• DATASET SECTION:

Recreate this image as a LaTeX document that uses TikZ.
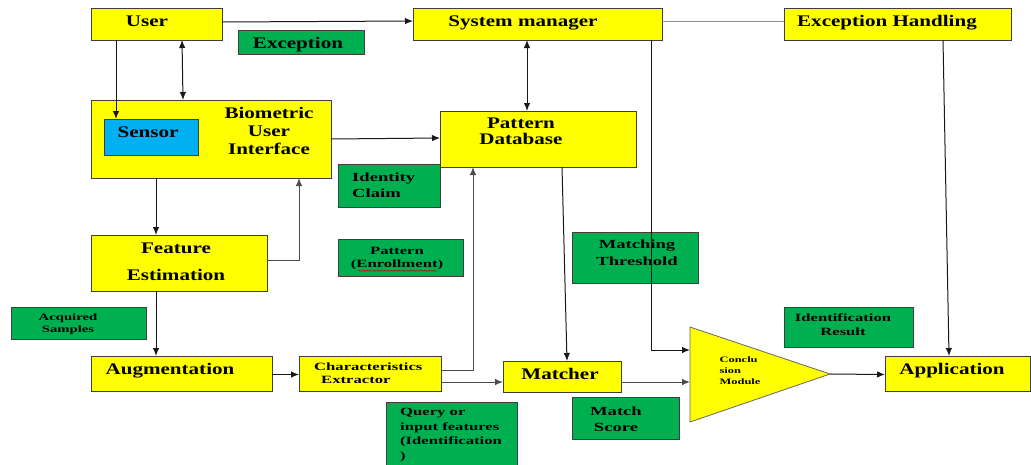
\documentclass[tikz,border=0pt]{standalone}
\usepackage{fontspec}
\usetikzlibrary{arrows.meta,decorations.pathmorphing}
\newfontfamily\dgA{Liberation Serif}[FakeStretch=1.3]
\newfontfamily\dgB{Liberation Serif}[FakeStretch=1.5]
\definecolor{byel}{HTML}{FFFF00}
\definecolor{bgrn}{HTML}{00B050}
\definecolor{bblu}{HTML}{00B0F0}
\definecolor{bedge}{HTML}{3F3F3F}
\begin{document}
\begin{tikzpicture}[x=1pt,y=-1pt,
 box/.style={draw=bedge, line width=0.8pt, inner sep=0pt, outer sep=0pt, anchor=north west},
 ybox/.style={box, fill=byel},
 gbox/.style={box, fill=bgrn},
 sbox/.style={box, fill=bblu},
 tA/.style={inner sep=0pt, text depth=0pt, font=\dgA\bfseries\fontsize{16.2}{18}\selectfont, align=center},
 tB/.style={inner sep=0pt, text depth=0pt, font=\dgB\bfseries\fontsize{12.4}{16}\selectfont, align=center},
 tC/.style={inner sep=0pt, text depth=0pt, font=\dgB\bfseries\fontsize{11.1}{13}\selectfont, align=center},
 tD/.style={inner sep=0pt, text depth=0pt, font=\dgB\bfseries\fontsize{9.8}{11.5}\selectfont, align=center},
 tE/.style={inner sep=0pt, text depth=0pt, font=\dgB\bfseries\fontsize{8.3}{11}\selectfont, align=left},
 conn/.style={draw=black!90, line width=1pt},
 lconn/.style={draw=black!45, line width=1pt},
 mconn/.style={draw=black!70, line width=1pt},
 tip/.style={-{Latex[length=8pt,width=6.5pt]}},
 dtip/.style={{Latex[length=8pt,width=6.5pt]}-{Latex[length=8pt,width=6.5pt]}},
]
\useasboundingbox (0,0) rectangle (1031,464);
\clip (0,0) rectangle (1031,464);

% boxes
\node[ybox, minimum width=131pt, minimum height=32pt] (user) at (91,8) {};
\node[gbox, minimum width=126pt, minimum height=24pt] (exc) at (238,30) {};
\node[ybox, minimum width=249pt, minimum height=32pt] (sysm) at (413,8) {};
\node[ybox, minimum width=227pt, minimum height=32pt] (exch) at (784,8) {};
\node[ybox, minimum width=240pt, minimum height=78pt] (bui) at (91,100) {};
\node[sbox, minimum width=94pt, minimum height=36pt] (sensor) at (104,119) {};
\node[gbox, minimum width=102pt, minimum height=43pt] (idc) at (338,164) {};
\node[ybox, minimum width=196pt, minimum height=56pt] (pdb) at (440,111) {};
\node[ybox, minimum width=176pt, minimum height=56pt] (fe) at (91,235) {};
\node[gbox, minimum width=125pt, minimum height=37pt] (pen) at (338,239) {};
\node[gbox, minimum width=126pt, minimum height=51pt] (mth) at (572,232) {};
\node[gbox, minimum width=135pt, minimum height=32pt] (acq) at (11,307) {};
\node[ybox, minimum width=181pt, minimum height=35pt] (aug) at (91,356) {};
\node[ybox, minimum width=142pt, minimum height=35pt] (chx) at (299,356) {};
\node[ybox, minimum width=118pt, minimum height=31pt] (mat) at (503,361) {};
\node[gbox, minimum width=131pt, minimum height=70pt] (qry) at (386,402) {};
\node[gbox, minimum width=107pt, minimum height=42pt] (msc) at (572,397) {};
\node[gbox, minimum width=129pt, minimum height=40pt] (idr) at (784,307) {};
\node[ybox, minimum width=145pt, minimum height=35pt] (app) at (885,356) {};

% conclusion module triangle
\coordinate (cA) at (690,327);
\coordinate (cB) at (830,374);
\coordinate (cC) at (690,422);
\coordinate (concIn1) at (690,350);
\coordinate (concIn2) at (690,382);
\draw[draw=black!60, line width=0.8pt, fill=byel] (cA) -- (cB) -- (cC) -- cycle;

% texts
\node[tA] (tuser) at (147,21) {User};
\node[tA] (texc) at (298,43) {Exception};
\node[tA] (tsysm) at (523,21) {System manager};
\node[tA] (texch) at (887,21) {Exception Handling};
\node[tA] (tbui) at (269,131) {Biometric\\User\\Interface};
\node[tA] (tsensor) at (148,132) {Sensor};
\node[tA, font=\dgA\bfseries\fontsize{16.2}{16}\selectfont] (tpdb) at (521,131) {Pattern\\Database};
\node[tB, align=left, anchor=west] (tidc) at (352,185) {Identity\\Claim};
\node[tA, font=\dgA\bfseries\fontsize{16.2}{27}\selectfont] (tfe) at (176,262) {Feature\\Estimation};
\node[tC] (tpen) at (397,257.5) {Pattern\\(Enrollment)};
\node[tB, font=\dgB\bfseries\fontsize{12.4}{17}\selectfont] (tmth) at (637,252.5) {Matching\\Threshold};
\node[tD] (tacq) at (68,323) {Acquired\\Samples};
\node[tA] (taug) at (170,369) {Augmentation};
\node[tC, align=left, anchor=west] (tchx) at (314,373.5) {Characteristics\\\hspace*{7pt}Extractor};
\node[tA] (tmat) at (560,374) {Matcher};
\node[tC, align=left, anchor=north west, font=\dgB\bfseries\fontsize{11.1}{14.7}\selectfont] (tqry) at (400,408) {Query or\\input features\\(Identification\\)};
\node[tB] (tmsc) at (616,419) {Match\\Score};
\node[tC, font=\dgB\bfseries\fontsize{11.1}{13.5}\selectfont] (tidr) at (843,324.5) {Identification\\Result};
\node[tE] (tconc) at (740,371) {Conclu\\sion\\Module};
\node[tA] (tapp) at (952,369) {Application};
\draw[red!80!black, line width=0.4pt, decorate, decoration={snake, amplitude=0.6pt, segment length=2.5pt}]
  ([xshift=8pt,yshift=-3pt]tpen.south west) -- ([xshift=-6pt,yshift=-3pt]tpen.south east);

% connectors
\draw[conn, tip] ([yshift=2pt]user.east) -- ([yshift=3pt]sysm.west);
\draw[lconn] ([yshift=3pt]sysm.east) -- ([yshift=3pt]exch.west);
\draw[conn, tip] ([xshift=25pt]user.south west) -- ([xshift=12pt]sensor.north west);
\draw[conn, dtip] ([xshift=91pt]user.south west) -- ([xshift=92pt]bui.north west);
\draw[conn, tip] (bui.east) -- ([yshift=1pt]pdb.west);
\draw[conn, dtip] ([xshift=114pt]sysm.south west) -- ([xshift=87pt]pdb.north west);
\draw[conn, tip] ([xshift=65pt]bui.south west) -- ([xshift=65pt]fe.north west);
\draw[mconn, tip] ([yshift=3pt]fe.east) -| ([xshift=208pt]bui.south west);
\draw[conn, tip] ([xshift=65pt]fe.south west) -- ([xshift=65pt]aug.north west);
\draw[conn, tip] ([yshift=-1pt]aug.east) -- ([yshift=-1pt]chx.west);
\draw[mconn, tip] ([yshift=3.5pt]chx.east) -| ([xshift=33pt]pdb.south west);
\draw[mconn, tip] ([yshift=-8.5pt]chx.east) -- ([yshift=-5.5pt]mat.west);
\draw[conn, tip] ([xshift=122pt]pdb.south west) -- ([xshift=64pt]mat.north west);
\draw[conn, tip] ([xshift=238pt]sysm.south west) |- (concIn1);
\draw[mconn, tip] ([yshift=-5.5pt]mat.east) -- (concIn2);
\draw[conn, tip] (cB) -- ([yshift=-1pt]app.west);
\draw[conn, tip] ([xshift=159pt]exch.south west) -- ([xshift=64pt]app.north west);
\end{tikzpicture}
\end{document}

• TASK DIRECTIONS:
Each line of the material must be retyped exactly, except that images are omitted.

• WORKED ANSWER:
Recreate this image as a LaTeX document that uses TikZ.
\documentclass[tikz,border=0pt]{standalone}
\usepackage{fontspec}
\usetikzlibrary{arrows.meta,decorations.pathmorphing}
\newfontfamily\dgA{Liberation Serif}[FakeStretch=1.3]
\newfontfamily\dgB{Liberation Serif}[FakeStretch=1.5]
\definecolor{byel}{HTML}{FFFF00}
\definecolor{bgrn}{HTML}{00B050}
\definecolor{bblu}{HTML}{00B0F0}
\definecolor{bedge}{HTML}{3F3F3F}
\begin{document}
\begin{tikzpicture}[x=1pt,y=-1pt,
 box/.style={draw=bedge, line width=0.8pt, inner sep=0pt, outer sep=0pt, anchor=north west},
 ybox/.style={box, fill=byel},
 gbox/.style={box, fill=bgrn},
 sbox/.style={box, fill=bblu},
 tA/.style={inner sep=0pt, text depth=0pt, font=\dgA\bfseries\fontsize{16.2}{18}\selectfont, align=center},
 tB/.style={inner sep=0pt, text depth=0pt, font=\dgB\bfseries\fontsize{12.4}{16}\selectfont, align=center},
 tC/.style={inner sep=0pt, text depth=0pt, font=\dgB\bfseries\fontsize{11.1}{13}\selectfont, align=center},
 tD/.style={inner sep=0pt, text depth=0pt, font=\dgB\bfseries\fontsize{9.8}{11.5}\selectfont, align=center},
 tE/.style={inner sep=0pt, text depth=0pt, font=\dgB\bfseries\fontsize{8.3}{11}\selectfont, align=left},
 conn/.style={draw=black!90, line width=1pt},
 lconn/.style={draw=black!45, line width=1pt},
 mconn/.style={draw=black!70, line width=1pt},
 tip/.style={-{Latex[length=8pt,width=6.5pt]}},
 dtip/.style={{Latex[length=8pt,width=6.5pt]}-{Latex[length=8pt,width=6.5pt]}},
]
\useasboundingbox (0,0) rectangle (1031,464);
\clip (0,0) rectangle (1031,464);

% boxes
\node[ybox, minimum width=131pt, minimum height=32pt] (user) at (91,8) {};
\node[gbox, minimum width=126pt, minimum height=24pt] (exc) at (238,30) {};
\node[ybox, minimum width=249pt, minimum height=32pt] (sysm) at (413,8) {};
\node[ybox, minimum width=227pt, minimum height=32pt] (exch) at (784,8) {};
\node[ybox, minimum width=240pt, minimum height=78pt] (bui) at (91,100) {};
\node[sbox, minimum width=94pt, minimum height=36pt] (sensor) at (104,119) {};
\node[gbox, minimum width=102pt, minimum height=43pt] (idc) at (338,164) {};
\node[ybox, minimum width=196pt, minimum height=56pt] (pdb) at (440,111) {};
\node[ybox, minimum width=176pt, minimum height=56pt] (fe) at (91,235) {};
\node[gbox, minimum width=125pt, minimum height=37pt] (pen) at (338,239) {};
\node[gbox, minimum width=126pt, minimum height=51pt] (mth) at (572,232) {};
\node[gbox, minimum width=135pt, minimum height=32pt] (acq) at (11,307) {};
\node[ybox, minimum width=181pt, minimum height=35pt] (aug) at (91,356) {};
\node[ybox, minimum width=142pt, minimum height=35pt] (chx) at (299,356) {};
\node[ybox, minimum width=118pt, minimum height=31pt] (mat) at (503,361) {};
\node[gbox, minimum width=131pt, minimum height=70pt] (qry) at (386,402) {};
\node[gbox, minimum width=107pt, minimum height=42pt] (msc) at (572,397) {};
\node[gbox, minimum width=129pt, minimum height=40pt] (idr) at (784,307) {};
\node[ybox, minimum width=145pt, minimum height=35pt] (app) at (885,356) {};

% conclusion module triangle
\coordinate (cA) at (690,327);
\coordinate (cB) at (830,374);
\coordinate (cC) at (690,422);
\coordinate (concIn1) at (690,350);
\coordinate (concIn2) at (690,382);
\draw[draw=black!60, line width=0.8pt, fill=byel] (cA) -- (cB) -- (cC) -- cycle;

% texts
\node[tA] (tuser) at (147,21) {User};
\node[tA] (texc) at (298,43) {Exception};
\node[tA] (tsysm) at (523,21) {System manager};
\node[tA] (texch) at (887,21) {Exception Handling};
\node[tA] (tbui) at (269,131) {Biometric\\User\\Interface};
\node[tA] (tsensor) at (148,132) {Sensor};
\node[tA, font=\dgA\bfseries\fontsize{16.2}{16}\selectfont] (tpdb) at (521,131) {Pattern\\Database};
\node[tB, align=left, anchor=west] (tidc) at (352,185) {Identity\\Claim};
\node[tA, font=\dgA\bfseries\fontsize{16.2}{27}\selectfont] (tfe) at (176,262) {Feature\\Estimation};
\node[tC] (tpen) at (397,257.5) {Pattern\\(Enrollment)};
\node[tB, font=\dgB\bfseries\fontsize{12.4}{17}\selectfont] (tmth) at (637,252.5) {Matching\\Threshold};
\node[tD] (tacq) at (68,323) {Acquired\\Samples};
\node[tA] (taug) at (170,369) {Augmentation};
\node[tC, align=left, anchor=west] (tchx) at (314,373.5) {Characteristics\\\hspace*{7pt}Extractor};
\node[tA] (tmat) at (560,374) {Matcher};
\node[tC, align=left, anchor=north west, font=\dgB\bfseries\fontsize{11.1}{14.7}\selectfont] (tqry) at (400,408) {Query or\\input features\\(Identification\\)};
\node[tB] (tmsc) at (616,419) {Match\\Score};
\node[tC, font=\dgB\bfseries\fontsize{11.1}{13.5}\selectfont] (tidr) at (843,324.5) {Identification\\Result};
\node[tE] (tconc) at (740,371) {Conclu\\sion\\Module};
\node[tA] (tapp) at (952,369) {Application};
\draw[red!80!black, line width=0.4pt, decorate, decoration={snake, amplitude=0.6pt, segment length=2.5pt}]
  ([xshift=8pt,yshift=-3pt]tpen.south west) -- ([xshift=-6pt,yshift=-3pt]tpen.south east);

% connectors
\draw[conn, tip] ([yshift=2pt]user.east) -- ([yshift=3pt]sysm.west);
\draw[lconn] ([yshift=3pt]sysm.east) -- ([yshift=3pt]exch.west);
\draw[conn, tip] ([xshift=25pt]user.south west) -- ([xshift=12pt]sensor.north west);
\draw[conn, dtip] ([xshift=91pt]user.south west) -- ([xshift=92pt]bui.north west);
\draw[conn, tip] (bui.east) -- ([yshift=1pt]pdb.west);
\draw[conn, dtip] ([xshift=114pt]sysm.south west) -- ([xshift=87pt]pdb.north west);
\draw[conn, tip] ([xshift=65pt]bui.south west) -- ([xshift=65pt]fe.north west);
\draw[mconn, tip] ([yshift=3pt]fe.east) -| ([xshift=208pt]bui.south west);
\draw[conn, tip] ([xshift=65pt]fe.south west) -- ([xshift=65pt]aug.north west);
\draw[conn, tip] ([yshift=-1pt]aug.east) -- ([yshift=-1pt]chx.west);
\draw[mconn, tip] ([yshift=3.5pt]chx.east) -| ([xshift=33pt]pdb.south west);
\draw[mconn, tip] ([yshift=-8.5pt]chx.east) -- ([yshift=-5.5pt]mat.west);
\draw[conn, tip] ([xshift=122pt]pdb.south west) -- ([xshift=64pt]mat.north west);
\draw[conn, tip] ([xshift=238pt]sysm.south west) |- (concIn1);
\draw[mconn, tip] ([yshift=-5.5pt]mat.east) -- (concIn2);
\draw[conn, tip] (cB) -- ([yshift=-1pt]app.west);
\draw[conn, tip] ([xshift=159pt]exch.south west) -- ([xshift=64pt]app.north west);
\end{tikzpicture}
\end{document}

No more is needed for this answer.